= Task directions =
Retype word for word the first line of the listing and each line after it up to the line with "const TABLE_SPACING = '1.5px';", with the pictures taken out.

— Begin —

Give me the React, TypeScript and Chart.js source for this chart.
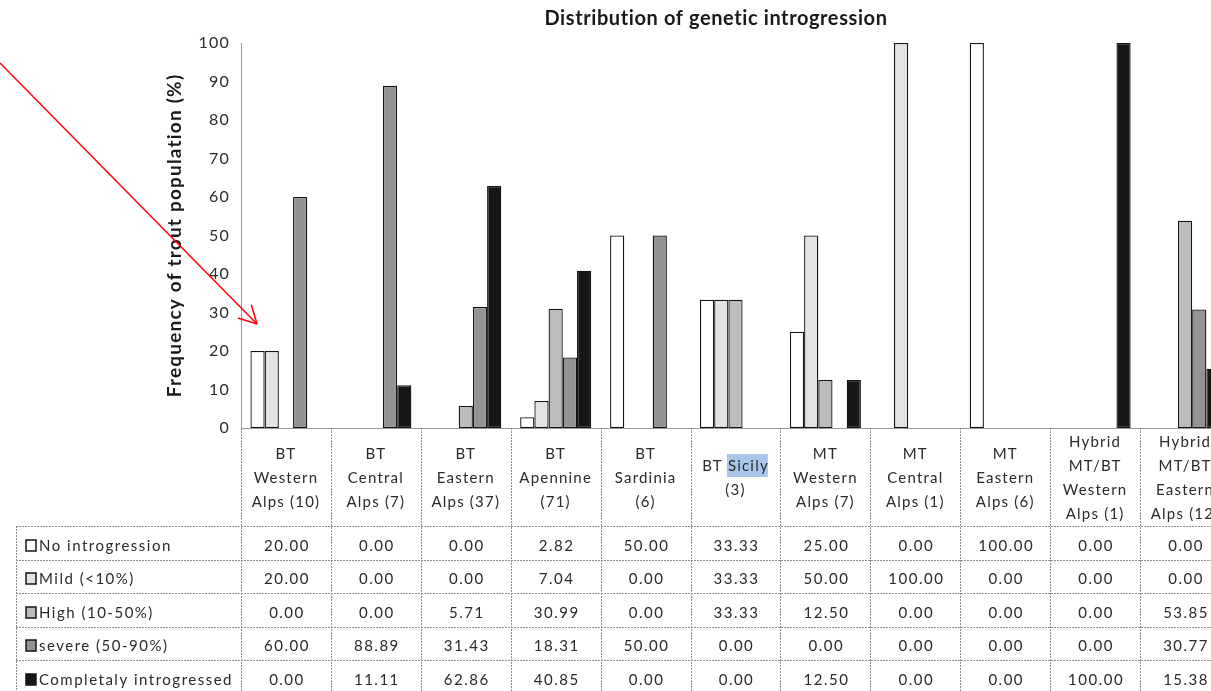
import React, { useEffect, useRef } from 'react';
import { Chart, registerables } from 'chart.js';

Chart.register(...registerables);

// ---------- data ----------
const categories: string[][] = [
  ['BT', 'Western', 'Alps (10)'],
  ['BT', 'Central', 'Alps (7)'],
  ['BT', 'Eastern', 'Alps (37)'],
  ['BT', 'Apennine', '(71)'],
  ['BT', 'Sardinia', '(6)'],
  ['BT Sicily', '(3)'],
  ['MT', 'Western', 'Alps (7)'],
  ['MT', 'Central', 'Alps (1)'],
  ['MT', 'Eastern', 'Alps (6)'],
  ['Hybrid', 'MT/BT', 'Western', 'Alps (1)'],
  ['Hybrid', 'MT/BT', 'Eastern', 'Alps (12)'],
];

const seriesNames = [
  'No introgression',
  'Mild (<10%)',
  'High (10-50%)',
  'severe (50-90%)',
  'Completaly introgressed',
];

const noIntrogression = [20.0, 0.0, 0.0, 2.82, 50.0, 33.33, 25.0, 0.0, 100.0, 0.0, 0.0];
const mild = [20.0, 0.0, 0.0, 7.04, 0.0, 33.33, 50.0, 100.0, 0.0, 0.0, 0.0];
const high = [0.0, 0.0, 5.71, 30.99, 0.0, 33.33, 12.5, 0.0, 0.0, 0.0, 53.85];
const severe = [60.0, 88.89, 31.43, 18.31, 50.0, 0.0, 0.0, 0.0, 0.0, 0.0, 30.77];
const complete = [0.0, 11.11, 62.86, 40.85, 0.0, 0.0, 12.5, 0.0, 0.0, 100.0, 15.38];

const seriesValues = [noIntrogression, mild, high, severe, complete];

const chartTitle = 'Distribution of genetic introgression';
const yTitle = 'Frequency of trout population (%)';
const yMin = 0;
const yMax = 100;
const yStep = 10;

// ---------- styles ----------
const FONT = "Lato, 'Open Sans', 'DejaVu Sans', sans-serif";
const TEXT = '#2a2a2a';
const AXIS = '#9a9a9a';
const GRID = '#8f8f8f';
const BORDER = '#141414';
const seriesColors = ['#ffffff', '#e3e3e3', '#bcbcbc', '#939393', '#161616'];

const CANVAS_W = 1240;
const CANVAS_H = 691;
const HEADER_H = 98;
const ROW_H = 33.5;
const TABLE_LEFT = 16;
const LINE_H = 24;
const X_TICK_PAD = 14;
const AXIS_SPACING = '1.2px';
const TABLE_SPACING = '1.5px';

const tablePlugin = {
  id: 'dataTable',
  beforeDraw(chart: any) {
    const ctx = chart.ctx as CanvasRenderingContext2D;
    (ctx as any).letterSpacing = AXIS_SPACING;
    // selection highlight behind "Sicily"
    const xs = chart.scales.x;
    const idx = 5;
    const cx = xs.getPixelForValue(idx);
    ctx.save();
    ctx.font = `15px ${FONT}`;
    const full = categories[idx][0];
    const wFull = ctx.measureText(full).width;
    const wPre = ctx.measureText('BT ').width;
    const wWord = ctx.measureText('Sicily').width;
    const y = xs.top + X_TICK_PAD + LINE_H;
    ctx.fillStyle = '#a9c6ea';
    ctx.fillRect(cx - wFull / 2 + wPre - 1, y - 12, wWord, 23);
    ctx.restore();
  },
  afterDraw(chart: any) {
    const ctx = chart.ctx as CanvasRenderingContext2D;
    const a = chart.chartArea;
    const xs = chart.scales.x;
    const n = categories.length;
    const colW = (a.right - a.left) / n;
    const top = xs.bottom;
    const bottom = chart.height;

    ctx.save();
    ctx.strokeStyle = GRID;
    ctx.lineWidth = 1;
    ctx.setLineDash([2, 1]);
    const line = (x1: number, y1: number, x2: number, y2: number) => {
      ctx.beginPath();
      ctx.moveTo(x1, y1);
      ctx.lineTo(x2, y2);
      ctx.stroke();
    };
    for (let i = 0; i <= n; i++) {
      const x = Math.round(a.left + i * colW) + 0.5;
      line(x, a.bottom, x, bottom);
    }
    line(TABLE_LEFT + 0.5, top, TABLE_LEFT + 0.5, bottom);
    for (let k = 0; k <= seriesNames.length; k++) {
      const y = Math.round(top + k * ROW_H) + 0.5;
      line(TABLE_LEFT, y, a.right, y);
    }
    ctx.setLineDash([]);

    (ctx as any).letterSpacing = TABLE_SPACING;
    ctx.font = `15px ${FONT}`;
    ctx.textBaseline = 'middle';
    seriesNames.forEach((name, k) => {
      const cy = top + (k + 0.5) * ROW_H;
      // legend key
      ctx.fillStyle = seriesColors[k];
      ctx.fillRect(26, Math.round(cy - 3), 10, 11);
      ctx.strokeStyle = BORDER;
      ctx.lineWidth = 1.5;
      ctx.strokeRect(26, Math.round(cy - 3), 10, 11);
      ctx.fillStyle = TEXT;
      ctx.textAlign = 'left';
      ctx.fillText(name, 39, cy + 3);
      // values
      ctx.textAlign = 'center';
      seriesValues[k].forEach((v, i) => {
        ctx.fillText(v.toFixed(2), xs.getPixelForValue(i) + 1, cy + 3);
      });
    });

    // chart title
    (ctx as any).letterSpacing = '0.6px';
    ctx.font = `bold 20px ${FONT}`;
    ctx.fillStyle = '#1a1a1a';
    ctx.textAlign = 'center';
    ctx.fillText(chartTitle, 716, 19);

    // red annotation arrow
    const sx = 0, sy = 63, tx = 257, ty = 324;
    ctx.strokeStyle = '#ff0000';
    ctx.lineWidth = 1.5;
    line(sx, sy, tx, ty);
    const ang = Math.atan2(ty - sy, tx - sx);
    const head = 20;
    const spread = (28 * Math.PI) / 180;
    line(tx, ty, tx - head * Math.cos(ang - spread), ty - head * Math.sin(ang - spread));
    line(tx, ty, tx - head * Math.cos(ang + spread), ty - head * Math.sin(ang + spread));
    ctx.restore();
  },
};

export default function App() {
  const ref = useRef<HTMLCanvasElement | null>(null);
  useEffect(() => {
    if (!ref.current) return;
    const chart = new Chart(ref.current, {
      type: 'bar',
      data: {
        labels: categories,
        datasets: seriesNames.map((name, k) => ({
          label: name,
          data: seriesValues[k],
          backgroundColor: seriesColors[k],
          borderColor: BORDER,
          borderWidth: 1.3,
          borderSkipped: false,
          categoryPercentage: 0.79,
          barPercentage: 1,
        })),
      },
      options: {
        responsive: false,
        animation: false,
        devicePixelRatio: 1,
        font: { family: FONT },
        layout: { padding: { top: 43, right: 10, bottom: CANVAS_H - 428 - HEADER_H, left: 0 } },
        plugins: {
          legend: { display: false },
          title: { display: false },
          tooltip: { enabled: false },
        },
        scales: {
          x: {
            grid: { display: false, drawTicks: false },
            border: { display: true, color: AXIS },
            ticks: {
              autoSkip: false,
              maxRotation: 0,
              minRotation: 0,
              padding: X_TICK_PAD,
              crossAlign: 'center',
              color: TEXT,
              font: { family: FONT, size: 15, lineHeight: `${LINE_H}px` },
            },
            afterFit: (s: any) => {
              s.height = HEADER_H;
            },
          },
          y: {
            min: yMin,
            max: yMax,
            grid: { display: false, drawTicks: false },
            border: { display: true, color: AXIS },
            ticks: { stepSize: yStep, padding: 11, color: TEXT, font: { family: FONT, size: 16 } },
            title: {
              display: true,
              text: yTitle,
              color: '#1a1a1a',
              font: { family: FONT, size: 19, weight: 'bold' },
              padding: { top: 163, bottom: 0 },
            },
            afterFit: (s: any) => {
              s.width = 241;
            },
          },
        },
      } as any,
      plugins: [tablePlugin],
    });
    return () => chart.destroy();
  }, []);

  return (
    <div
      style={{
        position: 'absolute',
        left: 0,
        top: 0,
        width: 1211,
        height: 691,
        overflow: 'hidden',
        background: '#fff',
      }}
    >
      <canvas ref={ref} width={CANVAS_W} height={CANVAS_H} style={{ display: 'block', width: CANVAS_W, height: CANVAS_H }} />
    </div>
  );
}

— End —

= Solution =
Give me the React, TypeScript and Chart.js source for this chart.
import React, { useEffect, useRef } from 'react';
import { Chart, registerables } from 'chart.js';

Chart.register(...registerables);

// ---------- data ----------
const categories: string[][] = [
  ['BT', 'Western', 'Alps (10)'],
  ['BT', 'Central', 'Alps (7)'],
  ['BT', 'Eastern', 'Alps (37)'],
  ['BT', 'Apennine', '(71)'],
  ['BT', 'Sardinia', '(6)'],
  ['BT Sicily', '(3)'],
  ['MT', 'Western', 'Alps (7)'],
  ['MT', 'Central', 'Alps (1)'],
  ['MT', 'Eastern', 'Alps (6)'],
  ['Hybrid', 'MT/BT', 'Western', 'Alps (1)'],
  ['Hybrid', 'MT/BT', 'Eastern', 'Alps (12)'],
];

const seriesNames = [
  'No introgression',
  'Mild (<10%)',
  'High (10-50%)',
  'severe (50-90%)',
  'Completaly introgressed',
];

const noIntrogression = [20.0, 0.0, 0.0, 2.82, 50.0, 33.33, 25.0, 0.0, 100.0, 0.0, 0.0];
const mild = [20.0, 0.0, 0.0, 7.04, 0.0, 33.33, 50.0, 100.0, 0.0, 0.0, 0.0];
const high = [0.0, 0.0, 5.71, 30.99, 0.0, 33.33, 12.5, 0.0, 0.0, 0.0, 53.85];
const severe = [60.0, 88.89, 31.43, 18.31, 50.0, 0.0, 0.0, 0.0, 0.0, 0.0, 30.77];
const complete = [0.0, 11.11, 62.86, 40.85, 0.0, 0.0, 12.5, 0.0, 0.0, 100.0, 15.38];

const seriesValues = [noIntrogression, mild, high, severe, complete];

const chartTitle = 'Distribution of genetic introgression';
const yTitle = 'Frequency of trout population (%)';
const yMin = 0;
const yMax = 100;
const yStep = 10;

// ---------- styles ----------
const FONT = "Lato, 'Open Sans', 'DejaVu Sans', sans-serif";
const TEXT = '#2a2a2a';
const AXIS = '#9a9a9a';
const GRID = '#8f8f8f';
const BORDER = '#141414';
const seriesColors = ['#ffffff', '#e3e3e3', '#bcbcbc', '#939393', '#161616'];

const CANVAS_W = 1240;
const CANVAS_H = 691;
const HEADER_H = 98;
const ROW_H = 33.5;
const TABLE_LEFT = 16;
const LINE_H = 24;
const X_TICK_PAD = 14;
const AXIS_SPACING = '1.2px';
const TABLE_SPACING = '1.5px';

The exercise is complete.